Start of Data shown

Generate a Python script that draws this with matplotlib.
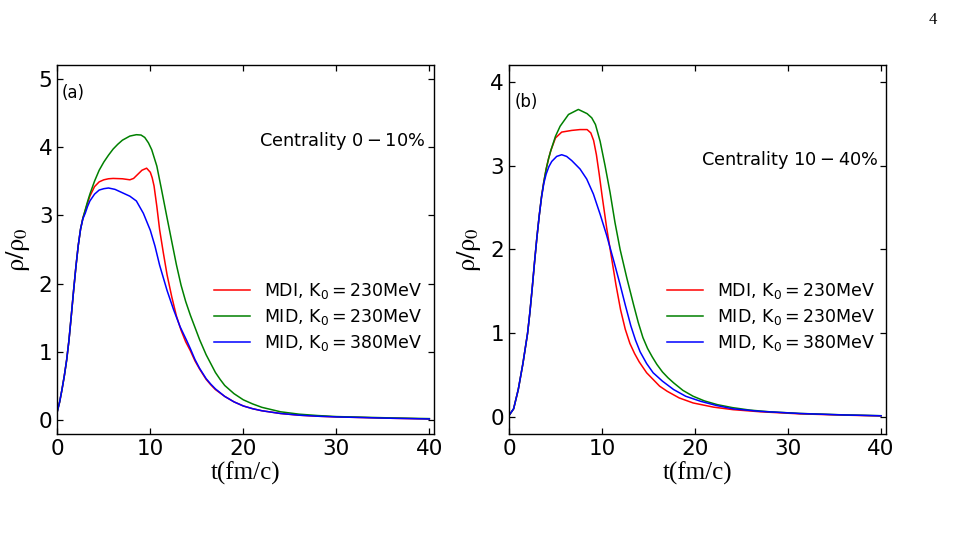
import matplotlib
matplotlib.use("Agg")
import matplotlib.pyplot as plt

# ---------------- data: panel (a), centrality 0-10% ----------------
t_a_mdi = [0, 0.25, 0.5, 0.75, 1.0, 1.25, 1.5, 1.75, 2.0, 2.25, 2.5, 2.75, 3.0, 3.25,
           3.5, 4.0, 4.5, 5.0, 5.5, 6.0, 7.0, 7.8, 8.2, 8.5, 8.8, 9.1, 9.6, 10.0, 10.2,
           10.4, 10.7, 11.0, 11.4, 11.8, 12.3, 12.8, 13.3, 13.8, 14.3, 14.8, 15.3, 16.0,
           16.5, 17.0, 18.0, 19.0, 20.0, 21.0, 22.0, 24.0, 26.0, 28.0, 30.0, 33.0, 36.0,
           40.0]
v_a_mdi = [0.13, 0.27, 0.45, 0.65, 0.88, 1.17, 1.53, 1.9, 2.25, 2.56, 2.8, 2.96, 3.07,
           3.18, 3.28, 3.42, 3.49, 3.52, 3.535, 3.54, 3.535, 3.52, 3.54, 3.58, 3.62, 3.66,
           3.69, 3.63, 3.55, 3.43, 3.13, 2.79, 2.45, 2.13, 1.81, 1.53, 1.32, 1.15, 1.02,
           0.87, 0.75, 0.60, 0.52, 0.45, 0.35, 0.27, 0.21, 0.17, 0.14, 0.10, 0.075, 0.06,
           0.05, 0.04, 0.03, 0.02]

t_a_mid230 = [0, 0.25, 0.5, 0.75, 1.0, 1.25, 1.5, 1.75, 2.0, 2.25, 2.5, 2.75, 3.0, 3.25,
              3.5, 4.0, 4.5, 5.0, 5.5, 6.0, 6.5, 7.0, 7.8, 8.5, 9.0, 9.4, 9.8, 10.15,
              10.7, 11.2, 11.76, 12.3, 12.8, 13.3, 13.8, 14.3, 14.8, 15.3, 16.0, 16.5,
              17.0, 17.5, 18.0, 19.0, 20.0, 21.0, 22.0, 24.0, 26.0, 28.0, 30.0, 33.0,
              36.0, 40.0]
v_a_mid230 = [0.13, 0.27, 0.45, 0.65, 0.88, 1.17, 1.53, 1.9, 2.25, 2.56, 2.8, 2.96, 3.08,
              3.2, 3.31, 3.50, 3.66, 3.78, 3.88, 3.97, 4.04, 4.10, 4.16, 4.18, 4.175,
              4.14, 4.06, 3.96, 3.72, 3.38, 2.99, 2.62, 2.28, 1.98, 1.74, 1.54, 1.36,
              1.18, 0.96, 0.83, 0.70, 0.60, 0.51, 0.39, 0.30, 0.24, 0.19, 0.125, 0.09,
              0.07, 0.055, 0.045, 0.035, 0.025]

t_a_mid380 = [0, 0.25, 0.5, 0.75, 1.0, 1.25, 1.5, 1.75, 2.0, 2.25, 2.5, 2.75, 3.0, 3.25,
              3.5, 4.0, 4.5, 5.0, 5.5, 6.2, 7.0, 7.8, 8.5, 9.25, 10.0, 10.5, 11.0, 11.8,
              12.5, 13.2, 13.9, 14.3, 14.8, 15.3, 16.0, 16.5, 17.0, 18.0, 19.0, 20.0,
              21.0, 22.0, 24.0, 26.0, 28.0, 30.0, 33.0, 36.0, 40.0]
v_a_mid380 = [0.13, 0.27, 0.45, 0.65, 0.88, 1.17, 1.53, 1.9, 2.25, 2.56, 2.8, 2.95, 3.03,
              3.13, 3.21, 3.31, 3.37, 3.39, 3.40, 3.38, 3.33, 3.28, 3.21, 3.03, 2.78,
              2.55, 2.27, 1.90, 1.62, 1.37, 1.17, 1.05, 0.89, 0.76, 0.61, 0.53, 0.46,
              0.35, 0.27, 0.21, 0.17, 0.14, 0.10, 0.075, 0.06, 0.05, 0.04, 0.03, 0.02]

# ---------------- data: panel (b), centrality 10-40% ----------------
t_b_mdi = [0, 0.5, 1.0, 1.5, 2.0, 2.25, 2.5, 2.75, 3.0, 3.25, 3.5, 3.75, 4.0, 4.25, 4.5,
           5.0, 5.67, 6.75, 7.64, 8.4, 8.8, 9.1, 9.4, 9.7, 10.0, 10.5, 11.0, 11.5, 12.0,
           12.5, 13.0, 13.5, 14.0, 14.8, 15.5, 16.2, 17.0, 18.3, 19.8, 22.0, 24.1, 27.0,
           31.3, 36.0, 40.0]
v_b_mdi = [0.02, 0.1, 0.33, 0.64, 1.0, 1.25, 1.54, 1.85, 2.14, 2.4, 2.63, 2.81, 2.96,
           3.08, 3.18, 3.33, 3.40, 3.42, 3.43, 3.43, 3.39, 3.30, 3.13, 2.90, 2.65, 2.26,
           1.92, 1.58, 1.28, 1.05, 0.88, 0.76, 0.66, 0.53, 0.45, 0.37, 0.31, 0.23, 0.17,
           0.12, 0.09, 0.065, 0.04, 0.025, 0.015]

t_b_mid230 = [0, 0.5, 1.0, 1.5, 2.0, 2.25, 2.5, 2.75, 3.0, 3.25, 3.5, 3.75, 4.0, 4.25,
              4.5, 5.0, 5.5, 6.4, 7.46, 8.4, 8.9, 9.3, 9.8, 10.33, 10.87, 11.4, 11.95,
              12.67, 13.4, 13.9, 14.4, 14.9, 15.4, 15.9, 16.5, 17.1, 17.7, 18.7, 19.8,
              21.0, 22.4, 24.0, 25.9, 28.0, 31.3, 36.0, 40.0]
v_b_mid230 = [0.02, 0.1, 0.33, 0.64, 1.0, 1.25, 1.54, 1.85, 2.14, 2.4, 2.63, 2.81, 2.96,
              3.08, 3.18, 3.35, 3.47, 3.61, 3.67, 3.62, 3.57, 3.49, 3.29, 3.00, 2.68,
              2.32, 2.00, 1.66, 1.34, 1.13, 0.95, 0.82, 0.72, 0.63, 0.54, 0.47, 0.41,
              0.32, 0.25, 0.195, 0.15, 0.115, 0.085, 0.065, 0.045, 0.028, 0.018]

t_b_mid380 = [0, 0.5, 1.0, 1.5, 2.0, 2.25, 2.5, 2.75, 3.0, 3.25, 3.5, 3.75, 4.0, 4.3,
              4.6, 5.13, 5.67, 6.2, 6.75, 7.64, 8.36, 9.08, 9.8, 10.5, 11.3, 11.95, 12.5,
              13.1, 13.6, 14.1, 14.8, 15.5, 16.5, 17.7, 19.0, 20.6, 22.3, 24.1, 27.0,
              31.3, 36.0, 40.0]
v_b_mid380 = [0.02, 0.1, 0.33, 0.64, 1.0, 1.25, 1.54, 1.85, 2.14, 2.4, 2.62, 2.79, 2.9,
              2.99, 3.05, 3.11, 3.13, 3.11, 3.06, 2.96, 2.84, 2.66, 2.42, 2.17, 1.85,
              1.58, 1.34, 1.09, 0.92, 0.78, 0.64, 0.53, 0.43, 0.33, 0.25, 0.19, 0.14,
              0.10, 0.07, 0.044, 0.027, 0.017]

labels = [r"MDI, K$_0 = 230$MeV", r"MID, K$_0 = 230$MeV", r"MID, K$_0 = 380$MeV"]
colors = ["red", "green", "blue"]
xticks = [0, 10, 20, 30, 40]
yticks_a = [0, 1, 2, 3, 4, 5]
yticks_b = [0, 1, 2, 3, 4]

plt.rcParams["mathtext.fontset"] = "dejavusans"
plt.rcParams["font.family"] = ["DejaVu Sans"]

fig = plt.figure(figsize=(9.7, 5.35), dpi=100)
ax_a = fig.add_axes([0.0591, 0.1888, 0.3883, 0.6897])
ax_b = fig.add_axes([0.5247, 0.1888, 0.3884, 0.6897])

panels = [
    (ax_a, [(t_a_mdi, v_a_mdi), (t_a_mid230, v_a_mid230), (t_a_mid380, v_a_mid380)],
     (-0.2, 5.2), yticks_a, "(a)", (0.012, 0.924), r"Centrality $0-10\%$", (0.976, 0.795),
     (0.416, 0.318)),
    (ax_b, [(t_b_mdi, v_b_mdi), (t_b_mid230, v_b_mid230), (t_b_mid380, v_b_mid380)],
     (-0.2, 4.2), yticks_b, "(b)", (0.016, 0.90), r"Centrality $10-40\%$", (0.980, 0.742),
     (0.419, 0.318)),
]

for ax, series, ylim, yticks, tag, tagpos, cent, centpos, legpos in panels:
    for (t, v), c, lab in zip(series, colors, labels):
        ax.plot(t, v, color=c, lw=1.1, label=lab)
    ax.set_xlim(0, 40.5)
    ax.set_ylim(*ylim)
    ax.set_xticks(xticks)
    ax.set_yticks(yticks)
    ax.tick_params(direction="in", top=True, right=True, labelsize=15.5,
                   length=4, width=0.9)
    for s in ax.spines.values():
        s.set_linewidth(1.0)
    ax.set_xlabel("t(fm/c)", fontsize=18, fontfamily="Liberation Serif", labelpad=2)
    ax.set_ylabel(r"$\mathrm{\rho/\rho_0}$", fontsize=19, math_fontfamily="stix",
                  labelpad=5)
    ax.text(tagpos[0], tagpos[1], tag, transform=ax.transAxes, fontsize=12,
            ha="left", va="center")
    ax.text(centpos[0], centpos[1], cent, transform=ax.transAxes, fontsize=12.8,
            ha="right", va="center")
    ax.legend(loc="center left", bbox_to_anchor=legpos, frameon=False, fontsize=12.5,
              handlelength=2.1, handletextpad=0.8, labelspacing=0.35, borderpad=0,
              borderaxespad=0)

fig.text(0.962, 0.978, "4", fontsize=12, fontfamily="Liberation Serif",
         ha="center", va="top")

fig.savefig("out.png", dpi=100)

End of Data shown

§ **Instructions for the task**: Repeat the listing above exactly from its first line to the line containing "import matplotlib.pyplot as plt", both included, and omit the pictures.

§ **Final result**:
Generate a Python script that draws this with matplotlib.
import matplotlib
matplotlib.use("Agg")
import matplotlib.pyplot as plt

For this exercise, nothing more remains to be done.